Among the other notable presences on Cork Street was Bernard Jacobson, who arrived in 1969 and began by publishing and distributing prints by the likes of David Hockney, Henry Moore and Lucian Freud, and then went on to specialise in paintings and sculpture by both British and international artists. Many other major names of contemporary art have also had a Cork Street address at some point, including leading contemporary print maker Alan Cristea – who for many years had two galleries on the street – and Victoria Miro. The latter recently returned to Mayfair and opened a companion to her East End gallery a few streets away in St George Street.
As the art world has expanded galleries have continued to open throughout the West and East Ends of London. However, for many years Cork Street still continued to be the key address for contemporary art. When the iconic 1960s art dealer Robert Fraser – aka Groovy Bob – decided to open up a new gallery in 1983, the address he chose was 21 Cork Street, and the crowd who turned up for the private view of Brian Clarke’s abstract paintings filled the entire street. Cork Street was still considered a sufficiently important art world centre for the young artist’s collective Grey Organisation to disrupt the 1985 Cork Street Summer Party with one of their acts of ‘Art Terrorism’, splashing the windows of all its major galleries with grey paint and getting arrested and banned from central London as a result.
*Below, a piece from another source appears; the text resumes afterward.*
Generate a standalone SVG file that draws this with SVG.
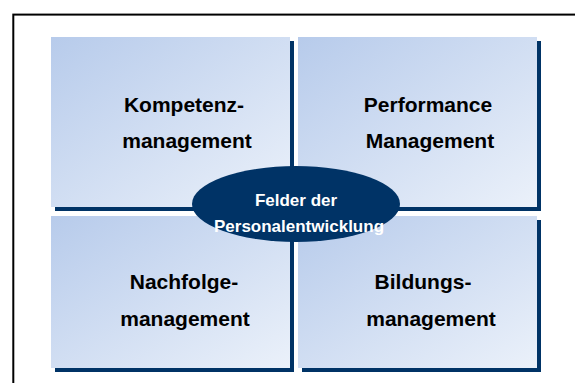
<svg xmlns="http://www.w3.org/2000/svg" width="575" height="383" viewBox="0 0 575 383">
<style>
.box{fill:url(#g)}
.sh{fill:#003366}
.lbl{font-family:"Liberation Sans",Arial,sans-serif;font-weight:bold;font-size:21px;fill:#000;text-anchor:middle}
.clbl{font-family:"Liberation Sans",Arial,sans-serif;font-weight:bold;font-size:17px;fill:#fff;text-anchor:middle}
</style>
<defs>
<linearGradient id="g" x1="0" y1="0" x2="1" y2="1">
<stop offset="0" stop-color="#b7cbeb"/>
<stop offset="1" stop-color="#ebf1fa"/>
</linearGradient>
</defs>
<rect x="0" y="0" width="575" height="383" fill="#fff"/>
<rect x="13.3" y="14.6" width="620" height="420" fill="none" stroke="#000" stroke-width="2"/>
<g id="kompetenz">
<rect class="sh" x="55" y="41" width="239" height="170"/>
<rect class="box" x="51" y="37" width="239" height="170"/>
<text class="lbl" x="184" y="111.5">Kompetenz-</text>
<text class="lbl" x="187" y="148">management</text>
</g>
<g id="performance">
<rect class="sh" x="302" y="41" width="239" height="170"/>
<rect class="box" x="298" y="37" width="239" height="170"/>
<text class="lbl" x="428" y="111.5">Performance</text>
<text class="lbl" x="430" y="148">Management</text>
</g>
<g id="nachfolge">
<rect class="sh" x="55" y="220" width="239" height="152"/>
<rect class="box" x="51" y="216" width="239" height="152"/>
<text class="lbl" x="184" y="289">Nachfolge-</text>
<text class="lbl" x="185" y="325.5">management</text>
</g>
<g id="bildung">
<rect class="sh" x="302" y="220" width="239" height="152"/>
<rect class="box" x="298" y="216" width="239" height="152"/>
<text class="lbl" x="423" y="289">Bildungs-</text>
<text class="lbl" x="431" y="325.5">management</text>
</g>
<g id="connectors"></g>
<g id="center">
<ellipse cx="296" cy="204" rx="104" ry="38" fill="#003366"/>
<text class="clbl" x="296" y="205.5">Felder der</text>
<text class="clbl" x="299" y="231.5">Personalentwicklung</text>
</g>
</svg>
These days London has nearly 300 galleries selling modern and contemporary art and Cork Street is just one amongst numerous locations in Mayfair, and beyond, in which one can view art from across the globe. However, such is the power of its long and rich artistic history, that for many of us it is still impossible to hear the name ‘Cork Street’ without an art work – or an art experience – floating before the eyes. Long may it continue to fire our imaginations.